Drysdale served as editor‑in‑chief of the peer‑reviewed journal Fire Safety Journal from 1986 until 2011 and remains on its editorial advisory board. He is also a section editor of the SFPE Handbook of Fire Protection Engineering.

==Research==
Over a career spanning five decades, Drysdale has authored more than 100 journal papers on topics such as: ignition of combustible materials and early fire growth; smoke production and flame spread dynamics; non‑linear phenomena in enclosure fires; computational fluid‑dynamics (CFD) modelling of flame spread and suppression; structural response of steel frames under fire exposure.
==Public inquiries and consultancy==
Drysdale is frequently appointed as an expert to major fire and explosion investigations, including:

the King's Cross fire (London, 1987);

the Piper Alpha oil‑rig disaster (North Sea, 1988);

the Garley Building fire (Hong Kong, 1996);

the Buncefield oil‑terminal explosion (Hemel Hempstead, 2005), where he served on the Major Incident Investigation Board.
==Professional leadership==
Drysdale was vice‑chair (1994–2002) and chair (2002–2005) of the International Association for Fire Safety Science (IAFSS).
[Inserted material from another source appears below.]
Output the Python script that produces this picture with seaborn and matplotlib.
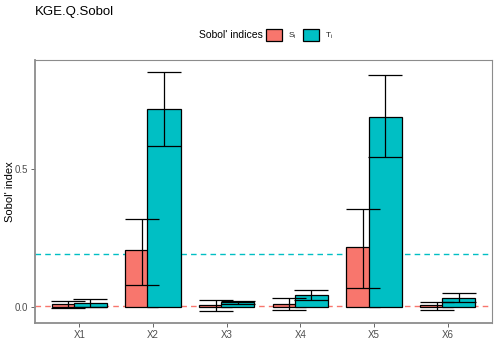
import matplotlib
matplotlib.use("Agg")
import matplotlib.pyplot as plt
import numpy as np
import pandas as pd
import seaborn as sns

# ── data ──────────────────────────────────────────────────────────
params = ["X1", "X2", "X3", "X4", "X5", "X6"]
index_names = ["Si", "Ti"]
index_labels = [r"S$_\mathregular{i}$", r"T$_\mathregular{i}$"]

si = [0.011, 0.207, 0.005, 0.008, 0.217, 0.005]
si_low = [-0.005, 0.079, -0.015, -0.012, 0.067, -0.012]
si_high = [0.020, 0.319, 0.026, 0.030, 0.352, 0.017]

ti = [0.013, 0.716, 0.016, 0.043, 0.688, 0.033]
ti_low = [0.000, 0.581, 0.008, 0.024, 0.543, 0.017]
ti_high = [0.029, 0.850, 0.020, 0.060, 0.840, 0.051]

si_dummy = 0.002   # dashed threshold lines
ti_dummy = 0.192

yticks = [0.0, 0.5]

colors = ["#F8766D", "#00BFC4"]

df = pd.DataFrame({
    "param": params * 2,
    "index": [index_names[0]] * len(params) + [index_names[1]] * len(params),
    "value": si + ti,
    "low": si_low + ti_low,
    "high": si_high + ti_high,
})

# ── figure ────────────────────────────────────────────────────────
sns.set_theme(style="white")
plt.rcParams["font.family"] = ["Liberation Sans", "DejaVu Sans"]

fig = plt.figure(figsize=(4.98, 3.55), dpi=100)
ax = fig.add_axes([35 / 498, 1 - 323 / 355, 457 / 498, 263 / 355])

ax.axhline(si_dummy, color=colors[0], linestyle=(0, (4, 3)), linewidth=1.0, zorder=0)
ax.axhline(ti_dummy, color=colors[1], linestyle=(0, (4, 3)), linewidth=1.0, zorder=0)

sns.barplot(
    data=df, x="param", y="value", hue="index",
    order=params, hue_order=index_names,
    palette=colors, width=0.6, gap=-0.5,
    edgecolor="black", linewidth=0.9,
    errorbar=None, legend=False, saturation=1, ax=ax,
)

ax.set_xlim(-0.6, len(params) - 0.4)
ax.set_ylim(-0.059, 0.893)

# error bars on top of bars, caps as wide as bars
bar_w = ax.patches[0].get_width()
ax_w_px = ax.get_position().width * fig.get_figwidth() * fig.dpi
cap_pt = bar_w * ax_w_px / (ax.get_xlim()[1] - ax.get_xlim()[0]) * 72 / fig.dpi / 2

for i, name in enumerate(index_names):
    sub = df[df["index"] == name]
    patches = ax.patches[i * len(params):(i + 1) * len(params)]
    xs = [p.get_x() + p.get_width() / 2 for p in patches]
    mid = (sub["low"].values + sub["high"].values) / 2
    ax.errorbar(
        xs, mid,
        yerr=[mid - sub["low"].values, sub["high"].values - mid],
        fmt="none", ecolor="black", elinewidth=0.9,
        capsize=cap_pt, capthick=0.9, zorder=5,
    )

ax.set_yticks(yticks)
ax.set_yticklabels([f"{t:.1f}" for t in yticks])
ax.set_xlabel("")
ax.set_ylabel("Sobol' index", fontsize=8, color="black")
ax.yaxis.set_label_coords(-20 / 457, 0.5)
ax.tick_params(axis="both", labelsize=7, labelcolor="#4D4D4D",
               color="#4D4D4D", length=3, width=0.6, left=True, bottom=True,
               pad=2)

for side in ["left", "bottom"]:
    ax.spines[side].set_color("#8C8C8C")
    ax.spines[side].set_linewidth(1.3)
for side in ["top", "right"]:
    ax.spines[side].set_color("#8C8C8C")
    ax.spines[side].set_linewidth(0.8)

# title
fig.text(35 / 498, 1 - 12 / 355, "KGE.Q.Sobol", fontsize=9.5,
         ha="left", va="center", color="black")

# legend
handles = [plt.Rectangle((0, 0), 1, 1, facecolor=c, edgecolor="black", linewidth=0.9)
           for c in colors]
fig.text(263 / 498, 1 - 35 / 355, "Sobol' indices", fontsize=7.5,
         ha="right", va="center", color="black")
fig.legend(
    handles, index_labels, loc="center left",
    bbox_to_anchor=(266 / 498, 1 - 35 / 355), ncol=2, frameon=False,
    fontsize=6, handlelength=1.9, handleheight=1.9,
    handletextpad=0.8, columnspacing=0.7, borderaxespad=0, borderpad=0,
)

fig.savefig("out.png", dpi=100, facecolor="white")
plt.close(fig)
In 2017 the Association created the biennial Dougal Drysdale Award in his honour.

==Honours and awards==

Man of the Year, SFPE (1983)

Arthur B. Guise Medal (SFPE, 1995)

Kunio Kawagoe Gold Medal, IAFSS (2002)

Rasbash Medal, Institution of Fire Engineers (2005)

D. Peter Lund Award, SFPE (2009)

SFPE European Fire Safety Engineering Lifetime Achievement Award 2025

He is a Fellow of the Royal Society of Edinburgh, the Institution of Fire Engineers, and the Society of Fire Protection Engineers.

==Selected bibliography==

Drysdale, Dougal (2011). "An Introduction to Fire Dynamics"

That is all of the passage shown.